DIRECTIVE: The lines from the top of the material below through the line containing "const corrText = 'Correlation" are to be printed exactly, with pictures omitted.

DATASET EXCERPT:
○ ○ ○ ○

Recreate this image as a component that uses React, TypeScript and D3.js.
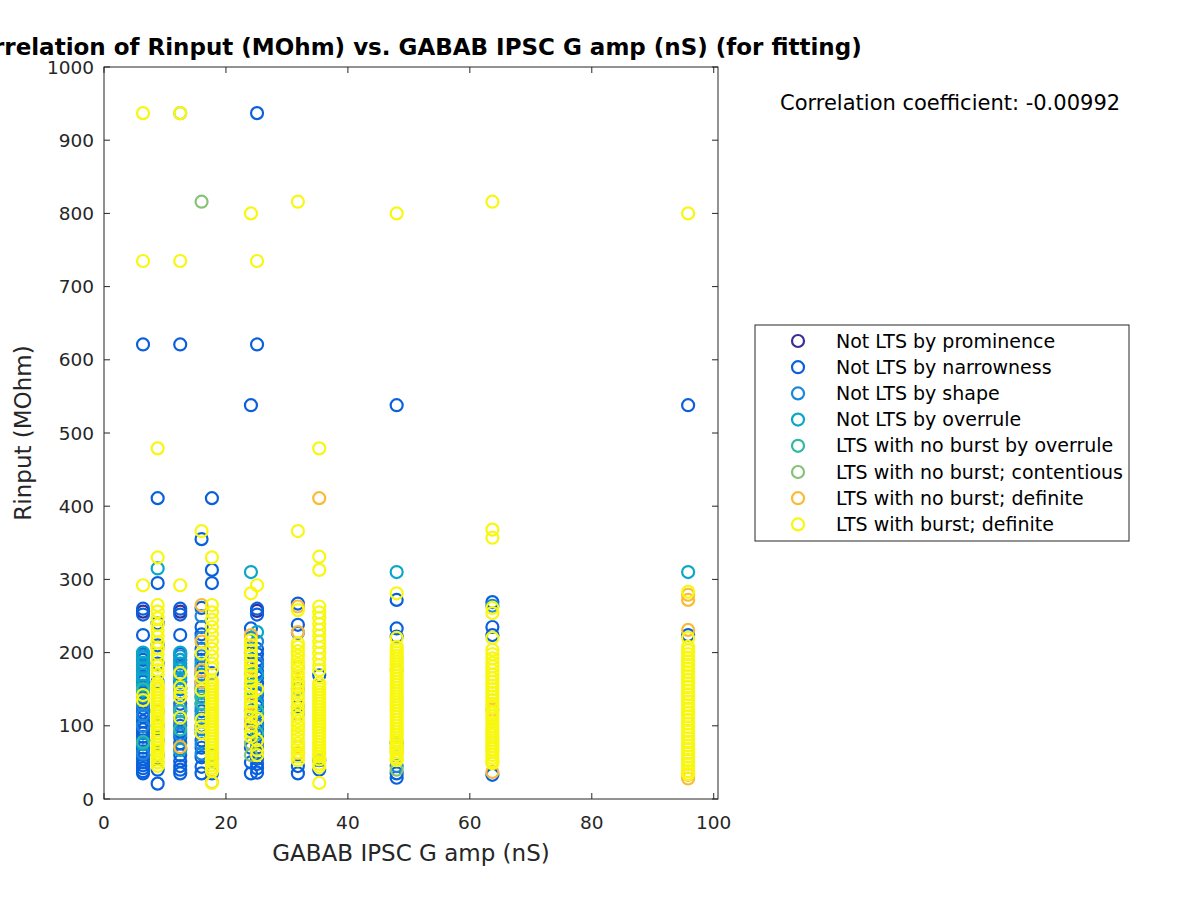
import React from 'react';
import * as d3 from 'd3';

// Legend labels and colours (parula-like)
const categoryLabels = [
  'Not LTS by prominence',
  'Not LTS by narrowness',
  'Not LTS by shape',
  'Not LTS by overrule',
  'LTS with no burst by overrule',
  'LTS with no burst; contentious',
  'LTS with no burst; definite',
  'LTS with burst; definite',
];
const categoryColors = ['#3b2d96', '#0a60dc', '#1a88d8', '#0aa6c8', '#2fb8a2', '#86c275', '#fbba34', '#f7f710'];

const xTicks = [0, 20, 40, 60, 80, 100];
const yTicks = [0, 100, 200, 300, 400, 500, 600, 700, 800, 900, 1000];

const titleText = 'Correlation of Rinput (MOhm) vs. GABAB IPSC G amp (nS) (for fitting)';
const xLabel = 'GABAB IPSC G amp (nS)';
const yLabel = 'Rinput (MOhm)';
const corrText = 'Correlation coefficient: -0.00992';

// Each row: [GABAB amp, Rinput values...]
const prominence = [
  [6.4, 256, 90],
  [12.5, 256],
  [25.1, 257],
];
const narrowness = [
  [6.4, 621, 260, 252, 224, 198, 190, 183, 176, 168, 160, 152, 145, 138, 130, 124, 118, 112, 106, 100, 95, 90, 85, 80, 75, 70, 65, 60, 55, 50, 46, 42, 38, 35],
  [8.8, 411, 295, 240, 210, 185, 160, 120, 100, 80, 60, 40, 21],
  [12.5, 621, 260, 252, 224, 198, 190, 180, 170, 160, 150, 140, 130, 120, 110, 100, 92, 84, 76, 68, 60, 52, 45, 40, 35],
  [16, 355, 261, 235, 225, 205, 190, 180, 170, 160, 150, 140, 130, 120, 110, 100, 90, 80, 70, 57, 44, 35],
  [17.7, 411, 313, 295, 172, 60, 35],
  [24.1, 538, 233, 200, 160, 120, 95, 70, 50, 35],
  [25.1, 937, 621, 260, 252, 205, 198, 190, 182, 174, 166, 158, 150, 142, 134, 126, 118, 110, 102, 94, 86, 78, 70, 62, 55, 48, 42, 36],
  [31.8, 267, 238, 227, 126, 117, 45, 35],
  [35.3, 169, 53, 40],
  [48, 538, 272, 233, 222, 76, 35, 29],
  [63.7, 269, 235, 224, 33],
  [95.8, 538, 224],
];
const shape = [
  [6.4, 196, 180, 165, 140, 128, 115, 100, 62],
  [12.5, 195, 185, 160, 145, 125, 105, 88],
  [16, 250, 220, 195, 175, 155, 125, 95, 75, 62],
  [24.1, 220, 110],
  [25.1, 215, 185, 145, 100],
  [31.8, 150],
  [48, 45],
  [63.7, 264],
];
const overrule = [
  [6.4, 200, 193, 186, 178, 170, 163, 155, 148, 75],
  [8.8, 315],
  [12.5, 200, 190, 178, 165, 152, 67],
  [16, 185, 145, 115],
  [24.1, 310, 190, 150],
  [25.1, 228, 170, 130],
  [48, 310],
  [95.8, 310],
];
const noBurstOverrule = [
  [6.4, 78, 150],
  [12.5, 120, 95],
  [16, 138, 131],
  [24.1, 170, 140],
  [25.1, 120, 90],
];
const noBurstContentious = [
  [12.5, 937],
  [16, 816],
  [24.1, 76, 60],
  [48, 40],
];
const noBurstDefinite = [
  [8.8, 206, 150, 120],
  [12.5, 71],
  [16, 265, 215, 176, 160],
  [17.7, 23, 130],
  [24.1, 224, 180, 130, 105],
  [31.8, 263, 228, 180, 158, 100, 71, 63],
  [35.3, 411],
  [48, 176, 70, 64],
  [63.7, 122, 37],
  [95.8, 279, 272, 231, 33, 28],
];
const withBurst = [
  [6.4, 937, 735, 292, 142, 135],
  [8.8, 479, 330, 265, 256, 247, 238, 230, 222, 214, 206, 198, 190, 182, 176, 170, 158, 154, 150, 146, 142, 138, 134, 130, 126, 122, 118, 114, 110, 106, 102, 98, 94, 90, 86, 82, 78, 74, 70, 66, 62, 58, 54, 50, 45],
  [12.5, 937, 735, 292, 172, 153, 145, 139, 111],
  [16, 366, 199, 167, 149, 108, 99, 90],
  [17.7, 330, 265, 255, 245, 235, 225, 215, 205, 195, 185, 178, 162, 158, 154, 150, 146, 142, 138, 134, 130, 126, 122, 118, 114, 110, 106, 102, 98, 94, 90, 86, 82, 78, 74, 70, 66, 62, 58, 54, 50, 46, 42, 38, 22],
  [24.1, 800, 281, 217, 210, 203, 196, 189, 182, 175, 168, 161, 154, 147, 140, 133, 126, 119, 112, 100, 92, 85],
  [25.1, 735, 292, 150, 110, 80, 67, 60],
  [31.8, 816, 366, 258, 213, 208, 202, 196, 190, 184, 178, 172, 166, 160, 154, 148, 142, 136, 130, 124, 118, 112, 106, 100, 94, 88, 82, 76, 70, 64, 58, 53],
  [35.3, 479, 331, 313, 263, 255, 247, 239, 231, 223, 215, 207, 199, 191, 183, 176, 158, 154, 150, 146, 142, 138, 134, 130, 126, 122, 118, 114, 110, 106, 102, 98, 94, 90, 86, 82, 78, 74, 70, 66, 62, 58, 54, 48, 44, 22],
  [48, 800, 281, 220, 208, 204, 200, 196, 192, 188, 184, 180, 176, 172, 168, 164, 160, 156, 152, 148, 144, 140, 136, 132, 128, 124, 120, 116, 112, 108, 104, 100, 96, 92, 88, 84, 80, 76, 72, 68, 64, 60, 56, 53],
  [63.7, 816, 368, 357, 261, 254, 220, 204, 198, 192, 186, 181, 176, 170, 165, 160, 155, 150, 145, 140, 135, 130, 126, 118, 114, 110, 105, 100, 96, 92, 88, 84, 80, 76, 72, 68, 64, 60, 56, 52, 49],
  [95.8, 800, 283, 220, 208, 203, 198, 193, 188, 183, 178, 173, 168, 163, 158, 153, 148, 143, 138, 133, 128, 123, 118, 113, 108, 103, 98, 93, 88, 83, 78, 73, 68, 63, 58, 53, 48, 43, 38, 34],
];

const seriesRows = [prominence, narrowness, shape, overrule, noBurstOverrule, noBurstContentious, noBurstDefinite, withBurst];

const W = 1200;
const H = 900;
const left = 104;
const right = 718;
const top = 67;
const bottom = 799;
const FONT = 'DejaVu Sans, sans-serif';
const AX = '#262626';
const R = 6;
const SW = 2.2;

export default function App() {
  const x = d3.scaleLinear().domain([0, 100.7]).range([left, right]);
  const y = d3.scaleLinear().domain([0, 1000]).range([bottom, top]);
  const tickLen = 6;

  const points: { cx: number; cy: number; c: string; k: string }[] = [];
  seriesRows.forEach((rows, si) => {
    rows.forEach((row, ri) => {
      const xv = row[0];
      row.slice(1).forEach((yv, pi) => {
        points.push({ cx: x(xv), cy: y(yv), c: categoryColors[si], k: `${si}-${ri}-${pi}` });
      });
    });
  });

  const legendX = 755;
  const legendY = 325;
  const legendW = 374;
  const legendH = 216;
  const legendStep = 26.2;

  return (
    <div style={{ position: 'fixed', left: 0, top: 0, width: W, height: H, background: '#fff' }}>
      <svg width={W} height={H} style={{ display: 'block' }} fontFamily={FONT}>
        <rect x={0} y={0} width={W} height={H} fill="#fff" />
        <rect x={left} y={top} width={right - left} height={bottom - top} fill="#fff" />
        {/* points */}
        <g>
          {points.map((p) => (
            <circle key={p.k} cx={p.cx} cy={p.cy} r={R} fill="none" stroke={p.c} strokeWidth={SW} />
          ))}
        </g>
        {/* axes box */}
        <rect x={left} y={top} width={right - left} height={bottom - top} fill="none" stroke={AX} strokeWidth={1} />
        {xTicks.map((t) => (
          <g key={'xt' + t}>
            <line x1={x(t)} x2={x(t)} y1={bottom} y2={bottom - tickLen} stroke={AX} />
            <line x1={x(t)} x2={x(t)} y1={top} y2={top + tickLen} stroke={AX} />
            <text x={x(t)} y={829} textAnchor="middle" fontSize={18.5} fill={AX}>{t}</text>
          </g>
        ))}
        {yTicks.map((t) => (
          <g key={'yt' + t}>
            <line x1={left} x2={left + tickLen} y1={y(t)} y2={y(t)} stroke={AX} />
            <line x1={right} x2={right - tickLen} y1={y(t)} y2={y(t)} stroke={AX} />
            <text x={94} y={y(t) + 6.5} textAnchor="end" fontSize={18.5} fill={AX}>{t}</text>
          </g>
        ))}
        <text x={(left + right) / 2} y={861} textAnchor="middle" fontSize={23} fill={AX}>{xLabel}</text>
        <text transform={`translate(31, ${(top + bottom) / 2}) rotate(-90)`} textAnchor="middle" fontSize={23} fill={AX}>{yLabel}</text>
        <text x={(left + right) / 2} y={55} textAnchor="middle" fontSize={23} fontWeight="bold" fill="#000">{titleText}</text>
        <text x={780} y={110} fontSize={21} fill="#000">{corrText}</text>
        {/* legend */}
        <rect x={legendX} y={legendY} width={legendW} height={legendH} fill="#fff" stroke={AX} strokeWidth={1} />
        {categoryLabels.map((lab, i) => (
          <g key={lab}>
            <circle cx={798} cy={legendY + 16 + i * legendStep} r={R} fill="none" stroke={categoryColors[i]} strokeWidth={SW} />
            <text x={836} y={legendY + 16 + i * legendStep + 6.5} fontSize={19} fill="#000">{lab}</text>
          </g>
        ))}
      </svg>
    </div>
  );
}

○ ○ ○ ○

COMPLETE RESPONSE:
Recreate this image as a component that uses React, TypeScript and D3.js.
import React from 'react';
import * as d3 from 'd3';

// Legend labels and colours (parula-like)
const categoryLabels = [
  'Not LTS by prominence',
  'Not LTS by narrowness',
  'Not LTS by shape',
  'Not LTS by overrule',
  'LTS with no burst by overrule',
  'LTS with no burst; contentious',
  'LTS with no burst; definite',
  'LTS with burst; definite',
];
const categoryColors = ['#3b2d96', '#0a60dc', '#1a88d8', '#0aa6c8', '#2fb8a2', '#86c275', '#fbba34', '#f7f710'];

const xTicks = [0, 20, 40, 60, 80, 100];
const yTicks = [0, 100, 200, 300, 400, 500, 600, 700, 800, 900, 1000];

const titleText = 'Correlation of Rinput (MOhm) vs. GABAB IPSC G amp (nS) (for fitting)';
const xLabel = 'GABAB IPSC G amp (nS)';
const yLabel = 'Rinput (MOhm)';
const corrText = 'Correlation coefficient: -0.00992';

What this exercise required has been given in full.